Bundesliga
Bayern Munich became the first club to score 4,000 Bundesliga goals on Matchday 24, with Serge Gnabry's strike against Borussia Mönchengladbach bringing up the milestone.
bundesliga.com takes a trip down memory lane to see how the previous 3,999 goals shaped the fortunes of the record champions, with goal number 4,001 – scored by Robert Lewandowski – carrying its own significance.
1960s – first goals, first glories
Bayern were not one of the founder members of the Bundesliga, but when they were finally admitted in 1965/66, they soon made up for lost time. Rainer Ohlhauser netted the club's first top-flight goal and went on to score 64 by the end of the decade. However, that was barely half of the haul a certain Gerd Müller struck in his first five Bundesliga seasons – yet he was just getting warmed up. He was one of just 13 players used in the entire 1967/68 campaign, in which Bayern became the first side to win a Bundesliga/DFB Cup double.
1970s – The Müller years
Of Bayern's 4,001 goals to date, the 1970s delivered a significant proportion thanks in no small way to Müller. He struck a total of 235 as Bayern rivalled Borussia Mönchengladbach for silverware domestically. Forty of those – still a single-season record to this day – came in the 1971/72 campaign, with 36 and 30 coming in subsequent seasons from the goalmachine par excellence. Behind him, current club president Uli Hoeneß struck an otherwise impressive 86 times, with current CEO Karl-Heinz Rummenigge netting 73.

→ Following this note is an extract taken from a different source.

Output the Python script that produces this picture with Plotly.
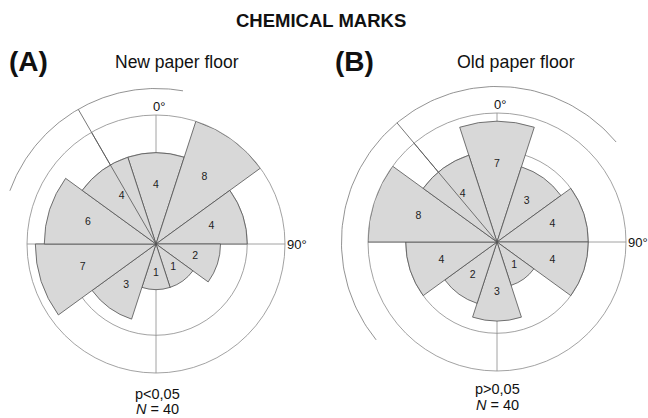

1980s – Destructive directors
Hoeneß and Rummenigge may be more familiar to many as they call the shots from the director's box at the Allianz Arena, but they were the club's leading lights in the 1980s. Rummenigge scored 89 times before moving to Inter Milan for a then world record fee, with Hoeneß on target 86 times. It was also the decade in which Lothar Matthäus came, saw and scored 57 times.
1990s – Elber's entrance
Until Lewandowski became Bayern's most prolific foreign goalscorer, dislodging Arjen Robben, that record had previously belonged to Giovane Elber, who arrived in Munich in 1997 and struck 38 times in his first three seasons. Mehmet Scholl led the way in what proved to be a comparatively poor decade in terms of goals scored, with 61 – ahead of Alexander Zickler (43) and Roland Wohlfarth (42) and full-back Christian Ziege (38).

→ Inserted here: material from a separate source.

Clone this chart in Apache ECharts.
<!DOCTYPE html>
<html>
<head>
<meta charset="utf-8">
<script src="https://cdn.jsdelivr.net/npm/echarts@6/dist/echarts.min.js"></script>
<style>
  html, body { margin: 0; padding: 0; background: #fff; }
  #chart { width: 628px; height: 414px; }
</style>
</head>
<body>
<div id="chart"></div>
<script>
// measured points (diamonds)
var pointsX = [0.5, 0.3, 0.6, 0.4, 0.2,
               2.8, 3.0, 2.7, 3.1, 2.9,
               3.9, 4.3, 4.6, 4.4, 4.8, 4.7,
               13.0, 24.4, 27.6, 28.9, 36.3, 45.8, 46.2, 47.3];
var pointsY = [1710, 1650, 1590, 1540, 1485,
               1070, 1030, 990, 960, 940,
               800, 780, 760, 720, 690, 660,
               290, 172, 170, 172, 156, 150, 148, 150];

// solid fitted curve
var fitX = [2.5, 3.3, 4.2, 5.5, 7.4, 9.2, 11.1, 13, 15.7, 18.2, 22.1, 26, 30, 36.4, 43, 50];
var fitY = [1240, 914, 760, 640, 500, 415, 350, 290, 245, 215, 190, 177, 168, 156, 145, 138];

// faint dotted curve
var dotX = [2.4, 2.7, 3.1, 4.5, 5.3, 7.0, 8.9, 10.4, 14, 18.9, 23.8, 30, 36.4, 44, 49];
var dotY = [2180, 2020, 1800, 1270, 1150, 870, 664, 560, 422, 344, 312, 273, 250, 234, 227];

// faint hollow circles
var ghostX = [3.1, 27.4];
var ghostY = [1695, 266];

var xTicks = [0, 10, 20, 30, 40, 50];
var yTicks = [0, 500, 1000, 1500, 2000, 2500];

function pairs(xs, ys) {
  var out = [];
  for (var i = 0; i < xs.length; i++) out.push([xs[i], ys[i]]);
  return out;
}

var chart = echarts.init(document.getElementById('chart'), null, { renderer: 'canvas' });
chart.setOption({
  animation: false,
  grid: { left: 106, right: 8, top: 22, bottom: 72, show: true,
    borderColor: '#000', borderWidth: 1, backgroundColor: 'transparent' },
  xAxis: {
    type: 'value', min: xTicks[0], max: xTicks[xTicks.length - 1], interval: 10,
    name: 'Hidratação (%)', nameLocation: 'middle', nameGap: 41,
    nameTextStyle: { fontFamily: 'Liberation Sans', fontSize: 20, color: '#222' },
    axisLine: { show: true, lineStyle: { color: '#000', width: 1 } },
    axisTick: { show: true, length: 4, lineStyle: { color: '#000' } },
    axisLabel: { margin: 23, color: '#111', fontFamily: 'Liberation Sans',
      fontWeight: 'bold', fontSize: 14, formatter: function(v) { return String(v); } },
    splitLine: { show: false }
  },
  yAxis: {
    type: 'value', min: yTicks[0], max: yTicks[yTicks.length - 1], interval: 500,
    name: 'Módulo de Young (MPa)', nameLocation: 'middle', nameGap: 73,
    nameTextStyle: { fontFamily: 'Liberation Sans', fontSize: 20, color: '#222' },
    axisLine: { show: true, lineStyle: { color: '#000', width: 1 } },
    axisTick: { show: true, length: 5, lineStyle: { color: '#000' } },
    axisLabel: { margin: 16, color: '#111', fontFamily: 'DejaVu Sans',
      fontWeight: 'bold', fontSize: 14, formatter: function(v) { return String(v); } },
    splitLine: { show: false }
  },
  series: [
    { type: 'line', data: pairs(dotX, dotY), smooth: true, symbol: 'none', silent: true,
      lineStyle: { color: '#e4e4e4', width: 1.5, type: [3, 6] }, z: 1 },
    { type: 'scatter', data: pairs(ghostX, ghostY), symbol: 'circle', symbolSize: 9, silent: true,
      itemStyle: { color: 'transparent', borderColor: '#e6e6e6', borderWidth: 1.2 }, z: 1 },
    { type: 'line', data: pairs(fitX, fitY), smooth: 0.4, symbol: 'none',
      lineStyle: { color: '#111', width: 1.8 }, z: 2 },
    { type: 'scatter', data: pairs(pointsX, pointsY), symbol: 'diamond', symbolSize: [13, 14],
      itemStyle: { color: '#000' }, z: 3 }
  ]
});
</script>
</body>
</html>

Watch: Robert Lewandowski's secrets
2000s – Roy of the Rovers
Bayern gained revenge for a heartbreaking UEFA Champions League final defeat to Manchester United when they won the trophy for the first time in a quarter of a century. Current sporting director Hasan Salihamidzic scored in the penalty shoot-out win over Valencia, and he also struck 23 Bundesliga goals. However, it was Roy Makaay's decade as the Dutchman plundered 78 goals – seven more than Claudio Pizarro and over twice as many as Italian World Cup winner Luca Toni (38).
2010-today – LewanGOALski
Pizarro added 16 more goals after 2010, but this decade undoubtedly belongs to Lewandowski. The 30-year-old's penalty to seal a 5-1 win over Gladbach on Saturday – Bayern's 4,001st all told – took him to 195 in total, 121 of which have come in a Bayern shirt. Thomas Müller's return of 96 puts him second, with Robben's 82 placing him third in a particularly prolific decade for the Bavarians.